Dan Clark, director of MSU’s Local Government Center, said his office often fields questions about these local government review ballot resolutions, mainly why they exist in the first place. The answer is simple: The Montana Constitution mandates voters consider a review every 10 years.
“Local government review empowers local people to decide the form, structure, authority and function of the government closest to them,” said Dan Clark, director of MSU’s Local Government Center. “The ability to manage, update and reform local structures is unique to Montana and a valuable tool in keeping this level of government efficient and accountable.”
MSU’s Local Government Center has worked with counties and municipalities across the state to place resolutions on local ballots. If voters decide to review their municipality or county, so-called study commission delegates will be elected in November.

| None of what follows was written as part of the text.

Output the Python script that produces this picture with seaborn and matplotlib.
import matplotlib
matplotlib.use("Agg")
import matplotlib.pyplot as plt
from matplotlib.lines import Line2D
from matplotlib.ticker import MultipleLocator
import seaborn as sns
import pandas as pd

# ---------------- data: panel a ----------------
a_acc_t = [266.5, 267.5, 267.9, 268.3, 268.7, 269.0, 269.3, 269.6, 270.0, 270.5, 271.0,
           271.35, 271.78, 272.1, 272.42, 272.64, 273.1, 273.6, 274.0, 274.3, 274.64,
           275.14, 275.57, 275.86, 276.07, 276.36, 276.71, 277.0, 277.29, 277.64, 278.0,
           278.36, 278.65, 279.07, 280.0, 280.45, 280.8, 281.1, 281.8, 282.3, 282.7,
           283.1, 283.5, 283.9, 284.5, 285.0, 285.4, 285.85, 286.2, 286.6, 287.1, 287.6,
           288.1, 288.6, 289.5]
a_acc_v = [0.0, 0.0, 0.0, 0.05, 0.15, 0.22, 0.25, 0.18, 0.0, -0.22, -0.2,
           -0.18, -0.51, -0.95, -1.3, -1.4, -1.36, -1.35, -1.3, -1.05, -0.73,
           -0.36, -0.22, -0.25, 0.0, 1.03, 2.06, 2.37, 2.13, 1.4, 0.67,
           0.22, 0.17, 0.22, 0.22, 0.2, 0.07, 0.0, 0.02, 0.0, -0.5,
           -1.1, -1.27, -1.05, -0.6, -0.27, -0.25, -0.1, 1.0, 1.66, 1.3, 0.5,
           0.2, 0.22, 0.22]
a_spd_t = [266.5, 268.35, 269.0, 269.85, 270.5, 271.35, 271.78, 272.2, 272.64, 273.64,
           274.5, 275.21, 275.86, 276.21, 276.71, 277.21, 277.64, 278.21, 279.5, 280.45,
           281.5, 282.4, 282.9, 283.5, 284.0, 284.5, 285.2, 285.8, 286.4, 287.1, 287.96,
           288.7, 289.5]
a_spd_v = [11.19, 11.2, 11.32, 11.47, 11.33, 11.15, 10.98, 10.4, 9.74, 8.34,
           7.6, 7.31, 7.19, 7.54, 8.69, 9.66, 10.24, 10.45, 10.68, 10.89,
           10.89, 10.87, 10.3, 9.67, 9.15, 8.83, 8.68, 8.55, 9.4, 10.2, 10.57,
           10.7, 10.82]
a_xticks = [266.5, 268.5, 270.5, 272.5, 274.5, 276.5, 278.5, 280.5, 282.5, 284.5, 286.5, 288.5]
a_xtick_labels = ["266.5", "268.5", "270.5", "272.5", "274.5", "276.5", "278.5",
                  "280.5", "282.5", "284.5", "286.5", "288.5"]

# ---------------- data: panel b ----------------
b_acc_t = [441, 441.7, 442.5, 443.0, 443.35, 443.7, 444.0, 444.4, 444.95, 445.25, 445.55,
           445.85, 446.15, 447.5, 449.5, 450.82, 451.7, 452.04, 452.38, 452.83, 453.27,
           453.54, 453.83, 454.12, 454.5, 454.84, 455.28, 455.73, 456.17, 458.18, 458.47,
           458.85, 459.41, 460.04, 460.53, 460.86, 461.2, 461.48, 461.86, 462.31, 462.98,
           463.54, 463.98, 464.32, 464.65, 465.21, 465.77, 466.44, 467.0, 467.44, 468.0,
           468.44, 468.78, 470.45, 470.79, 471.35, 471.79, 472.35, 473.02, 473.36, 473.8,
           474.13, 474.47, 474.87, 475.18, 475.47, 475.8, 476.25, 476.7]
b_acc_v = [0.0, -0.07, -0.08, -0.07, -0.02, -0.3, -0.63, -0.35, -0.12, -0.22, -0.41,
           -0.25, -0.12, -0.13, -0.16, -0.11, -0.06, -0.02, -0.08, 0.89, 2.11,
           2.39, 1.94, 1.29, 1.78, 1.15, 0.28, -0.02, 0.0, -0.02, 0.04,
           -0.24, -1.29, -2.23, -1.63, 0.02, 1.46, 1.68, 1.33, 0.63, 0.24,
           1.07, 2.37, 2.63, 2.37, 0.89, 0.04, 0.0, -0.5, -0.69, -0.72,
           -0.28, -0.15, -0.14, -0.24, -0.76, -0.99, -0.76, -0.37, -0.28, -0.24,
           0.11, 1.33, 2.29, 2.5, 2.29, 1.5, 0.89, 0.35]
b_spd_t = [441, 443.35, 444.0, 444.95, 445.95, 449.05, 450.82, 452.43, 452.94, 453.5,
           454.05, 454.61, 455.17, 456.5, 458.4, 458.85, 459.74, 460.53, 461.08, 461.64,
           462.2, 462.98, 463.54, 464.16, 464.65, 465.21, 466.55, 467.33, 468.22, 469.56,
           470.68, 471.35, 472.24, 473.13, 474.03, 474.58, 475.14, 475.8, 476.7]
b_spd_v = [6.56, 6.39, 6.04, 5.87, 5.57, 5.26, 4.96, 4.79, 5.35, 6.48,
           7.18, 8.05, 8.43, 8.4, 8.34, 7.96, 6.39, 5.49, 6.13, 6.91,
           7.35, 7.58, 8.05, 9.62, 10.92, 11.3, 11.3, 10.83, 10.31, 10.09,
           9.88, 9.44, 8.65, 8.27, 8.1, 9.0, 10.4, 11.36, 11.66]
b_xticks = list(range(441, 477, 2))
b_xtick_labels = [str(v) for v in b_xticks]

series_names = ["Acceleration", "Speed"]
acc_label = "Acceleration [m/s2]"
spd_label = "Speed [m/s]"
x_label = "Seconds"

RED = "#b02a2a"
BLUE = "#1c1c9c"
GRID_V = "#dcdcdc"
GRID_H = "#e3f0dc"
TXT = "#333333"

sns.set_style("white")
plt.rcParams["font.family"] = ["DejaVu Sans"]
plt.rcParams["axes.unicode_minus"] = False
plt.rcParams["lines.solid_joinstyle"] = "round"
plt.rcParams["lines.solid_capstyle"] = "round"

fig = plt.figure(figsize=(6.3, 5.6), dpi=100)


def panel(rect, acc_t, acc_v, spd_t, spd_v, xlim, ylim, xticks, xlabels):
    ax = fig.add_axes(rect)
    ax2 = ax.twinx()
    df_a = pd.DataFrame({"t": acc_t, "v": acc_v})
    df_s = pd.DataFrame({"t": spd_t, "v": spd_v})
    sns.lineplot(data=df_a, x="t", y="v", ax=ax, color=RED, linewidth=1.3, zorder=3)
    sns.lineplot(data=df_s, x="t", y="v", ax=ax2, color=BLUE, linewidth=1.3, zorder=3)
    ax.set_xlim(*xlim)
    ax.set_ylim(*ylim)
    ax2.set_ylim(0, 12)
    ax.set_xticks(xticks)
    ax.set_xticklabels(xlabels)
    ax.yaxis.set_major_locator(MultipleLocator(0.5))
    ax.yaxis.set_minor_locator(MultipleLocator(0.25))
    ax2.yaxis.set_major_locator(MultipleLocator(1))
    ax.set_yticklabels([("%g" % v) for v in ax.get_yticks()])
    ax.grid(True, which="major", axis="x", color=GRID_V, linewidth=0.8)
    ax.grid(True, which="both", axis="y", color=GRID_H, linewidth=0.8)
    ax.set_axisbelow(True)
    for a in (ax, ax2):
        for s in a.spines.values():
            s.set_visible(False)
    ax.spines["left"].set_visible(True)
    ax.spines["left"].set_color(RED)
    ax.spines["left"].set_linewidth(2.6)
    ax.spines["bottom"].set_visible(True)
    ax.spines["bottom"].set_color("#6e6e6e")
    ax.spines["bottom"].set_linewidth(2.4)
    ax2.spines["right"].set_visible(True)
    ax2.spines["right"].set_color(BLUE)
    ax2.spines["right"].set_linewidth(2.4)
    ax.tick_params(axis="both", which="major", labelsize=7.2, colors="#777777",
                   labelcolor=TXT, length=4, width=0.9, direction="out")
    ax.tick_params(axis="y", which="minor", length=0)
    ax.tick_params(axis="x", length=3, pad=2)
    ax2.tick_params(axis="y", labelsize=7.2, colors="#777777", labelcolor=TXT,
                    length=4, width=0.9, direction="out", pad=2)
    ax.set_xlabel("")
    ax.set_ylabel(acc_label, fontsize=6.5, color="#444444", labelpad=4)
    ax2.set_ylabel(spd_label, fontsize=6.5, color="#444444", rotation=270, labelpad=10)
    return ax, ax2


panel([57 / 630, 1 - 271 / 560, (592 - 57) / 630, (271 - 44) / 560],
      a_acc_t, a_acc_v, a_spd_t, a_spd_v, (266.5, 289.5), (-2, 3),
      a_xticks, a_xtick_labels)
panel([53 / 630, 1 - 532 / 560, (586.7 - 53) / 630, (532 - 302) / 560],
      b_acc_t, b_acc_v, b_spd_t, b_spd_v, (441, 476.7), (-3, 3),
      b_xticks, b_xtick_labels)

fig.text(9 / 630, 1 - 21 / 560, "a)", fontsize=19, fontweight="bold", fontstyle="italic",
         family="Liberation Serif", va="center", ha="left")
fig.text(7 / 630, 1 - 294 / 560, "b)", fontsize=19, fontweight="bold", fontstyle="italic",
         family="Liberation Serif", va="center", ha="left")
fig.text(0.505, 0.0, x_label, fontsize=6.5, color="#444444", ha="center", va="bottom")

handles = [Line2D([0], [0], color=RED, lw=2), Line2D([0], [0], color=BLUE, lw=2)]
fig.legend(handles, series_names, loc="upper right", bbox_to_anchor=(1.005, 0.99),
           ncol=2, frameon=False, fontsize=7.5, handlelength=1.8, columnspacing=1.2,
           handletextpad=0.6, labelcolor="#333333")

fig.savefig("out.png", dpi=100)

The primary ballot also asks voters to approve a temporary mill levy to fund the review, as well as how many delegates should serve on the review commission. The Local Government Center will ultimately train those elected delegates for the job of potentially offering reform proposals to voters for the November 2016 election.
The provision requiring elections on whether to assess the functions of local governments was included in the 1972 Montana Constitution. The push to redraft the state’s constitution followed a pair of U.S. Supreme Court decisions in 1965 effectively invalidating Montana’s one-senator-per-county representation in the state legislature.

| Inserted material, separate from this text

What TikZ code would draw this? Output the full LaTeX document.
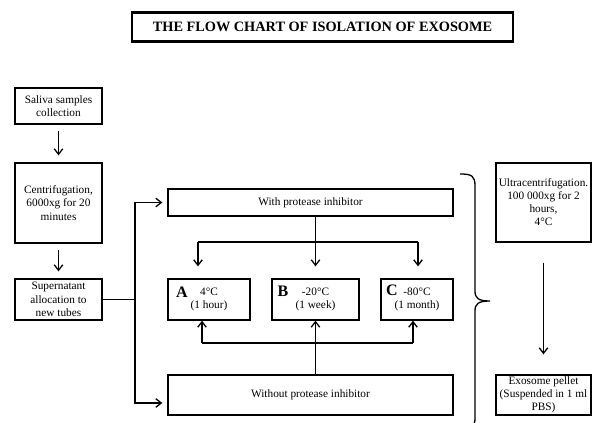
\documentclass[tikz,border=0pt]{standalone}
\usepackage{fontspec}
\setmainfont{Liberation Serif}
\usetikzlibrary{arrows.meta}
\begin{document}
\begin{tikzpicture}[x=1pt,y=-1pt,
	box/.style={draw, line width=1.3pt, align=center, inner sep=0pt, font=\fontsize{11.3}{13.5}\selectfont},
	arr/.style={-{Straight Barb[length=5.5pt,width=8.5pt]}, line width=1.3pt},
	letter/.style={font=\fontsize{16}{16}\selectfont\bfseries}]
	\useasboundingbox (0,0) rectangle (592,423);
	\clip (0,0) rectangle (592,423);
	
	\node[draw, line width=2.4pt, minimum width=381pt, minimum height=29pt, font=\fontsize{14.3}{16}\selectfont\bfseries] (title) at (322.5,27) {THE FLOW CHART OF ISOLATION OF EXOSOME};
	
	\node[box, minimum width=87pt, minimum height=36pt] (saliva) at (58.5,106)   {Saliva samples\\collection};
	\node[box, minimum width=87pt, minimum height=80pt] (centri) at (58.5,203)   {Centrifugation,\\6000xg for 20\\minutes};
	\node[box, minimum width=87pt, minimum height=41pt] (super)  at (58.5,299.5) {Supernatant\\allocation to\\new tubes};
	
	\node[box, minimum width=285pt, minimum height=27pt] (with)    at (310.5,202.5) {With protease inhibitor};
	\node[box, minimum width=285pt, minimum height=40pt] (without) at (310.5,395)   {Without protease inhibitor};
	
	\node[box, minimum width=82pt, minimum height=41pt] (A) at (209,299.5)   {4°C\\(1 hour)};
	\node[box, minimum width=87pt, minimum height=41pt] (B) at (315.5,299.5) {-20°C\\(1 week)};
	\node[box, minimum width=72pt, minimum height=41pt] (C) at (417,299.5)   {-80°C\\(1 month)};
	\node[letter] (la) at (182,292) {A};
	\node[letter] (lb) at (283,291) {B};
	\node[letter] (lc) at (392,290) {C};
	
	\node[box, minimum width=95pt, minimum height=79pt, font=\fontsize{11.3}{13}\selectfont] (ultra) at (543.5,202.5) {Ultracentrifugation.\\100 000xg for 2\\hours,\\4°C};
	\node[box, minimum width=95pt, minimum height=40pt, font=\fontsize{11.3}{13}\selectfont] (exo)   at (543.5,395)   {Exosome pellet\\(Suspended in 1 ml\\PBS)};
	
	\foreach \u/\v in {saliva/centri, centri/super}
	{	\draw[arr, shorten <=6pt, shorten >=7pt] (\u) -- (\v);
	}
	
	\coordinate (split) at (135,299.5);
	\coordinate (wo) at (135,403);
	\draw[line width=1.3pt] (super) -- (split);
	\draw[arr, shorten >=5pt] (split) |- (with);
	\draw[arr, shorten >=5pt] (split) -- (wo) -- (wo -| without.west);
	
	\coordinate (ja) at (198,242);
	\coordinate (jc) at (418,242);
	\draw[arr, shorten >=12pt] (with.south -| B) -- (B.north);
	\draw[line width=1.3pt] (ja) -- (jc);
	\foreach \j/\n in {ja/A, jc/C}
	{	\draw[arr, shorten >=12pt] (\j) -- (\j |- \n.north);
	}
	
	\coordinate (ka) at (202,343);
	\coordinate (kc) at (413,343);
	\draw[arr] (without.north -| B) -- (B.south);
	\draw[line width=1.3pt] (ka) -- (kc);
	\foreach \k/\n in {ka/A, kc/C}
	{	\draw[arr] (\k) -- (\k |- \n.south);
	}
	
	% brace
	\draw[line width=1.3pt] (460,174) .. controls (472,174) and (475,176) .. (475,186) -- (475,291)
		.. controls (475,298) and (478,301) .. (490,301)
		.. controls (478,301) and (475,304) .. (475,311) -- (475,418)
		.. controls (475,426) and (472,428) .. (460,428);
	
	\draw[arr, shorten <=20pt, shorten >=20pt] (ultra) -- (exo);
\end{tikzpicture}
\end{document}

The crisis in state governance had grown out of the fact that a state that began as nearly entirely rural had seen demographic shifts that put increasingly larger numbers of voters a handful of urban counties, Clark said.

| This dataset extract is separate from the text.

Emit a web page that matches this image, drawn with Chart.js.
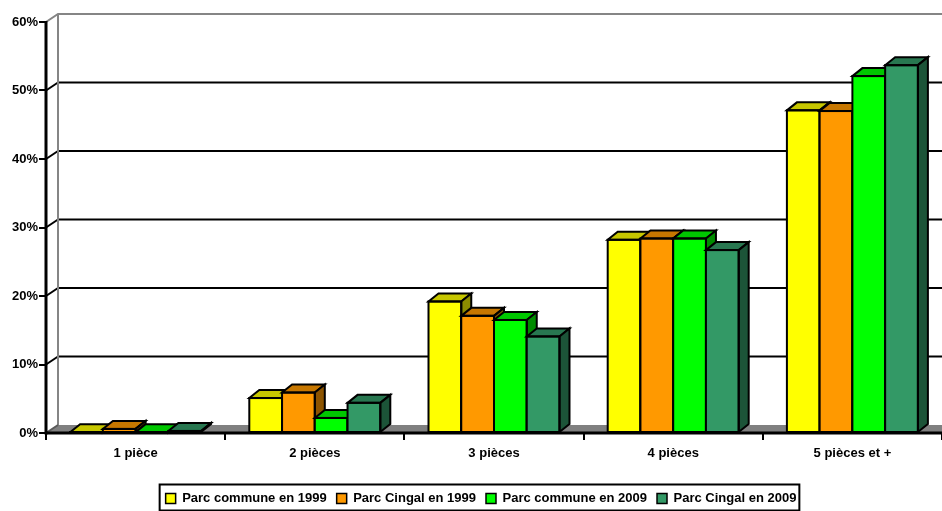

“This meant that those urban counties were outnumbered 49-7 and senators representing 16 percent of the population could hold a majority vote,” Clark said. “Montana’s most populous cities and counties were dependent on the rural legislature, meeting every other year, for governance.”
When it became clear that there would be a bitter fight to reapportion representation to Helena, the legislature and voters called for a constitution convention. In 1971, Montanans elected 100 delegates to draft a new constitution.
In keeping with increasing complexity of Montana’s growing communities, the new constitution gave local governments expanded authority and abilities to self govern.
To ensure ongoing flexibility at the local level, the constitution also required that citizens review their local governments every 10 years. This year will mark the fifth time voters have faced a ballot decision regarding their local government structure and powers.
At the time of the first vote, in 1976, 173 study commissions placed proposals on the November ballot and 31 were approved. Most recently, in 2004, voters in 14 counties and 67 municipalities voted for a review of their local government, leading 13 counties and 28 municipalities to put reform proposals on their ballots, 23 of which were approved.
Vote-by-mail ballots for the June 3 primary election have already gone out to voters.